Ausstellung bei Efremidis

Kunst als Homestory

Die Ausstellung "Reverie" in Berlin untersucht das tagebuchartige, skizzenhafte Arbeiten. Die meisten der Werke sind 2020 entstanden - und thematisieren so ganz beiläufig das Kunstschaffen in Zeiten der Corona-Isolation

2014 nahm die Künstlerin Dorothy Iannone an Tenzing Barshees Gruppenausstellung "Revelry" teil, in der es um das tagebuchartige Arbeiten und um künstlerische Auseinandersetzung mit dem Selbst in einer multireferenziell vernetzten Welt ging. Für die erste von dem Kurator und Autor verantwortete Ausstellung in der Berliner Galerie Efremidis machte Iannone aus "Revelry" (Offenbarung) "Reverie" (Träumerei) und lud dazu ein, die von Barshee gestellten Fragen im Schlaglicht der Covid-19-Krise erneut zu betrachten. "Während der Pandemie und der staatlich angeordneten Isolation verschmelzen privates und öffentliches Leben zu einer einzigen verzögerten, störanfälligen Erfahrung", schreibt die Künstlerin im Pressetext.

Fast alle Werke der Ausstellung sind im Zuge jener translokalen Erfahrung der Isolation entstanden, inmitten einer entmutigenden Monotonie von ungewisser Dauer. Man spürt es deutlich an jener verletzlichen Aufrichtigkeit, die während des Lockdowns auch die sozialen Medien dominierte. Jade Kuriki Olivo, als anonyme Künstlerin lange ausschließlich bekannt unter dem Pseudonym Puppies Puppies, lädt dazu ein, sich neben ihrem kargen Bett niederzulassen und ihren frei herausgeredeten Erzählungen von ihrer Geschlechtsangleichung und ihrer Einsamkeit in der Isolation zuzuhören. Über der von einem Chicken-Burger, einer Poppers-Flasche und einem weggeworfenen Kondom gesäumte Ein-Personen-Matratze, einer queeren Rezessions-Spielart von Tracey Emins "My Bed", hängt Josip Novosels Porträt eines lasziv breitbeinig dasitzenden oberkörperfreien Mannes mit Gesichtsmaske.

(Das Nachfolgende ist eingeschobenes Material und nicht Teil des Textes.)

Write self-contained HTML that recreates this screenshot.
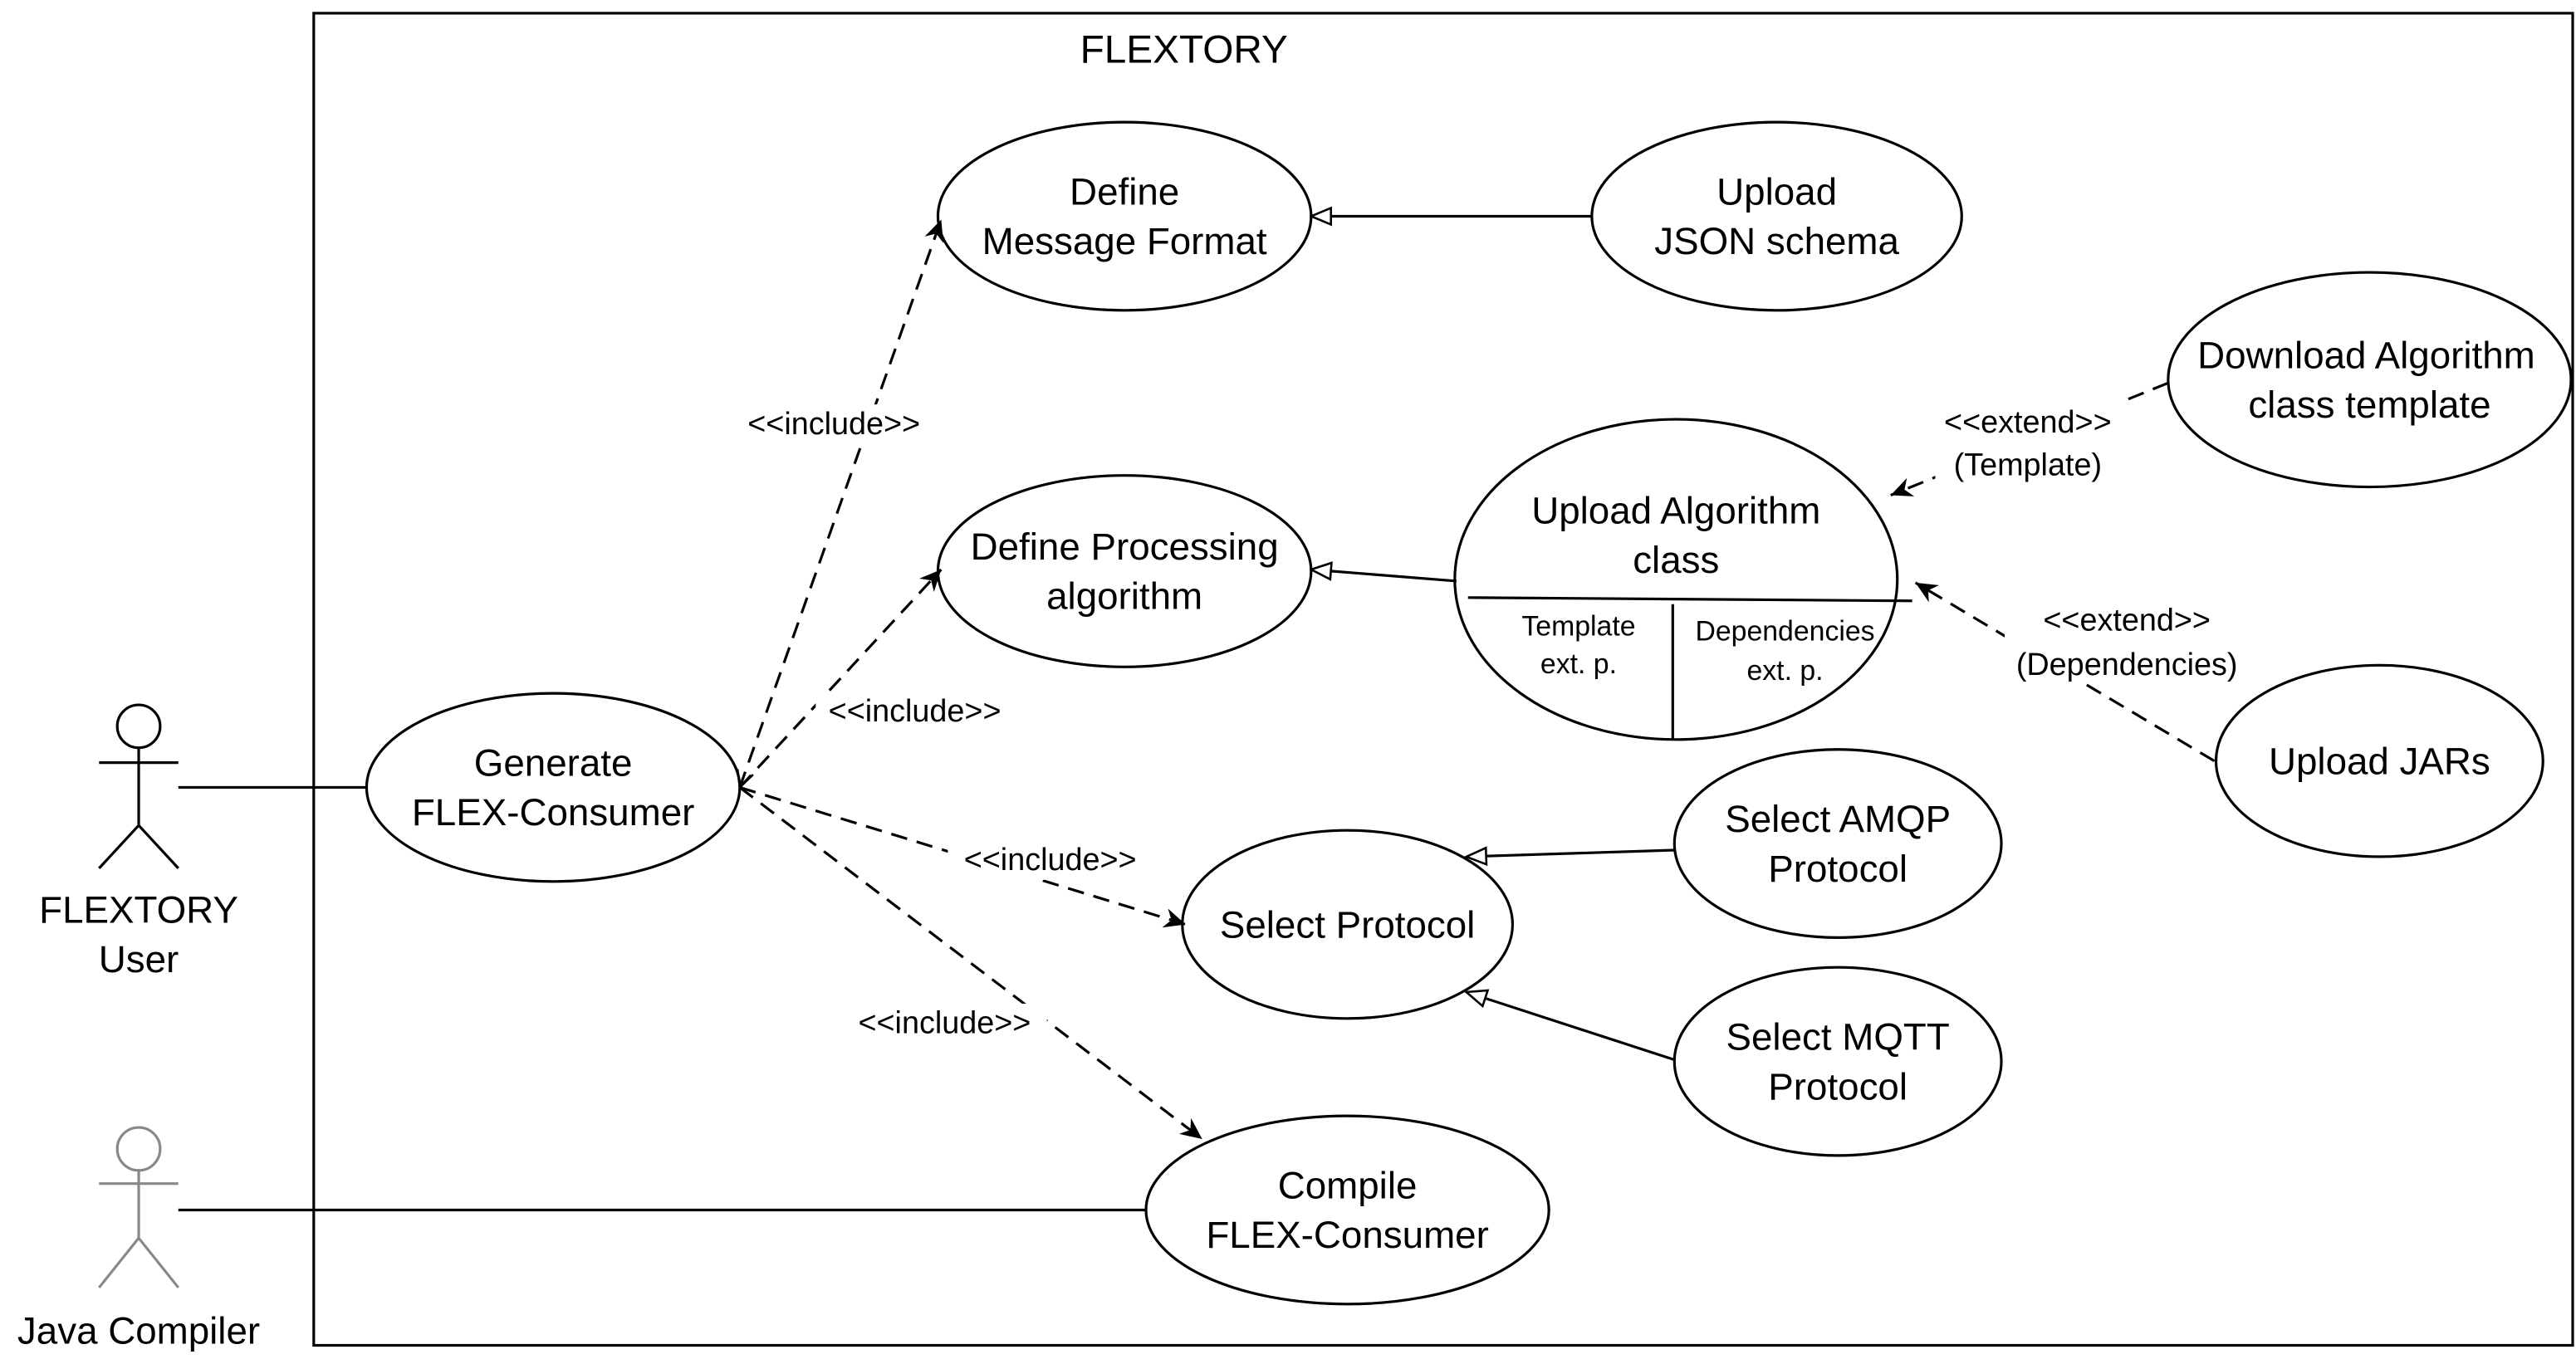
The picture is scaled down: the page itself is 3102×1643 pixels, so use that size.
<!DOCTYPE html>
<html><head><style>html,body{margin:0;padding:0;background:#fff}svg{display:block}</style></head><body>
<svg width="3102" height="1643" viewBox="0 0 1560 826.3" preserveAspectRatio="none" xmlns="http://www.w3.org/2000/svg" font-family="Liberation Sans, sans-serif">
<defs>
<marker id="tri" markerWidth="14" markerHeight="12" refX="13" refY="6" orient="auto" markerUnits="userSpaceOnUse"><path d="M1,1 L13,6 L1,11 Z" fill="#fff" stroke="#000" stroke-width="1.3"/></marker>
<marker id="open" markerWidth="14" markerHeight="12" refX="13" refY="6" orient="auto" markerUnits="userSpaceOnUse"><path d="M0,0 L13,6 L0,12 L4,6 Z" fill="#000"/></marker>
<marker id="v" markerWidth="12" markerHeight="12" refX="1" refY="6" orient="auto" markerUnits="userSpaceOnUse"><path d="M11,1 L1,6 L11,11" fill="none" stroke="#000" stroke-width="1.3"/></marker>
</defs>
<g fill="none" stroke="#000" stroke-width="1.6">
<rect x="190" y="8" width="1368" height="807"/>
<ellipse cx="681" cy="131" rx="113" ry="57"/>
<ellipse cx="1076" cy="131" rx="112" ry="57"/>
<ellipse cx="1435" cy="230" rx="122" ry="65"/>
<ellipse cx="681" cy="346" rx="113" ry="58"/>
<ellipse cx="1015" cy="351" rx="134" ry="97"/>
<line x1="889" y1="362" x2="1158" y2="364"/>
<line x1="1013" y1="366" x2="1013" y2="448"/>
<ellipse cx="1441" cy="461" rx="99" ry="58"/>
<ellipse cx="335" cy="477" rx="113" ry="57"/>
<ellipse cx="1113" cy="511" rx="99" ry="57"/>
<ellipse cx="816" cy="560" rx="100" ry="57"/>
<ellipse cx="1113" cy="643" rx="99" ry="57"/>
<ellipse cx="816" cy="733" rx="122" ry="57"/>
<circle cx="84" cy="440" r="13"/>
<path d="M84,453 V500 M60,462 H108 M60,526 L84,500 L108,526"/>
<line x1="108" y1="477" x2="222" y2="477"/>
<line x1="108" y1="733" x2="694" y2="733"/>
<line x1="964" y1="131" x2="794" y2="131" marker-end="url(#tri)"/>
<line x1="882" y1="352" x2="794" y2="345" marker-end="url(#tri)"/>
<line x1="1014" y1="515" x2="888" y2="519" marker-end="url(#tri)"/>
<line x1="1014" y1="642" x2="888" y2="601" marker-end="url(#tri)"/>
<g stroke-dasharray="10,6">
<line x1="448" y1="477" x2="570" y2="133" marker-end="url(#open)" marker-start="url(#v)"/>
<line x1="448" y1="477" x2="570" y2="345" marker-end="url(#open)"/>
<line x1="448" y1="477" x2="718" y2="560" marker-end="url(#open)"/>
<line x1="448" y1="477" x2="728" y2="690" marker-end="url(#open)"/>
<line x1="1313" y1="232" x2="1145" y2="300" marker-end="url(#open)"/>
<line x1="1341" y1="461" x2="1160" y2="353" marker-end="url(#open)"/>
</g>
</g>
<g fill="none" stroke="#888" stroke-width="1.6">
<circle cx="84" cy="696" r="13"/>
<path d="M84,709 V750 M60,717 H108 M60,780 L84,750 L108,780"/>
</g>
<g font-size="23" text-anchor="middle" fill="#000">
<text x="717" y="38" font-size="24">FLEXTORY</text>
<text x="681" y="124">Define</text><text x="681" y="154">Message Format</text>
<text x="1076" y="124">Upload</text><text x="1076" y="154">JSON schema</text>
<text x="1433" y="223">Download Algorithm</text><text x="1435" y="253">class template</text>
<text x="681" y="339">Define Processing</text><text x="681" y="369">algorithm</text>
<text x="1015" y="317">Upload Algorithm</text><text x="1015" y="347">class</text>
<text x="1441" y="469">Upload JARs</text>
<text x="335" y="470">Generate</text><text x="335" y="500">FLEX-Consumer</text>
<text x="1113" y="504">Select AMQP</text><text x="1113" y="534">Protocol</text>
<text x="816" y="568">Select Protocol</text>
<text x="1113" y="636">Select MQTT</text><text x="1113" y="666">Protocol</text>
<text x="816" y="726">Compile</text><text x="816" y="756">FLEX-Consumer</text>
<text x="84" y="559">FLEXTORY</text><text x="84" y="589">User</text>
<text x="84" y="814">Java Compiler</text>
</g>
<g font-size="17" text-anchor="middle" fill="#000">
<text x="956" y="385">Template</text><text x="956" y="408">ext. p.</text>
<text x="1081" y="388">Dependencies</text><text x="1081" y="412">ext. p.</text>
</g>
<g font-size="19" text-anchor="middle" fill="#000">
<rect x="446" y="245" width="120" height="24" fill="#fff"/>
<text x="505" y="263">&lt;&lt;include&gt;&gt;</text>
<rect x="494" y="419" width="120" height="24" fill="#fff"/>
<text x="554" y="437">&lt;&lt;include&gt;&gt;</text>
<rect x="574" y="509" width="124" height="24" fill="#fff"/>
<text x="636" y="527">&lt;&lt;include&gt;&gt;</text>
<rect x="510" y="608" width="124" height="24" fill="#fff"/>
<text x="572" y="626">&lt;&lt;include&gt;&gt;</text>
<rect x="1172" y="243" width="112" height="50" fill="#fff"/>
<text x="1228" y="262">&lt;&lt;extend&gt;&gt;</text><text x="1228" y="288">(Template)</text>
<rect x="1214" y="364" width="148" height="50" fill="#fff"/>
<text x="1288" y="382">&lt;&lt;extend&gt;&gt;</text><text x="1288" y="409">(Dependencies)</text>
</g>
</svg>
</body></html>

In anderen Malereien Novosels entlädt sich die umstandsbedingt unstillbare Sehnsucht nach kollektiver Geschlechtlichkeit in fragmentierten Orgien voller behaarter Beine, Bärte und Zungenpiercings. Robert Escaleras 24 kleinformatige Zeichnungen scheinen vertraute postkoitale Momente festzuhalten, es könnte sich bei ihnen jedoch genauso gut um Reproduktionen von Dating-App-Profilbildern handeln. Intimität wird hier als zwangsläufig unerfülltes performatives Versprechen gezeigt. 

Blick ins WG-Zimmer

Immer wieder thematisieren die Werke in "Reverie" direkt ihre limitierten Entstehungsumstände. In Ketuta Alexi-Meskhishvilis "Self-portrait in a Convex Mirror" spiegelt sich das spärliche "WG-Zimmer-cum-Studio", hier das Bett, gegenüber der Schreibtisch mit Blick aus dem Fenster, im Fernsehen eine Nachrichtensendung. "Every month, there are costs", klingt es dazu aus Luzie Meyers Soundinstallation "Because such is the case". Hervorgehobene Prekarität: Die Welt steht still, aber die Miete will trotzdem weiter bezahlt werden.

"Reverie" ist eine Ausstellung für jene aktuelle Zeit, in der wir auf der Straße oder dem Soft Opening behutsam wieder aufeinander treffen und auf die Frage "wie geht es dir?" plötzlich ehrlichere Antworten bekommen. Die gezeigten Werke mögen in der Isolation entstanden sein, doch die Ausstellung besteht auf den materiellen, institutionellen, realen Raum. Um Ann Cottens schriftliche Schilderungen unangenehmer Momente zu lesen, muss man eine Leiter erklimmen, Mathias Altmanns Skulptur aus Elektroschrott und gefundenen Objekten holt das Außen des Ernst-Reuter-Platzes durch seine verspiegelten Elemente in den Galerieraum hinein und an den Außenfenstern der Galerie fragt ein Textbeitrag von Pippin Wigglesworth & Jannis Paetzold nach der Kraft des Publizierens.

"Schreibt man, um zu schreiben, oder schreibt man, um gelesen zu werden?" fragt Iannone im Ausstellungstext. In der Isolation entstand Kunst primär für und mit sich selbst. Trotzdem gibt die "Reverie" auf die Frage keine eindeutige Antwort. Stattdessen zeigt sie, wie die Kunst, die die Abgeschiedenheit hervorgebracht hat, im besten Falle aussehen kann: introspektiv und schambefreit skizzenhaft.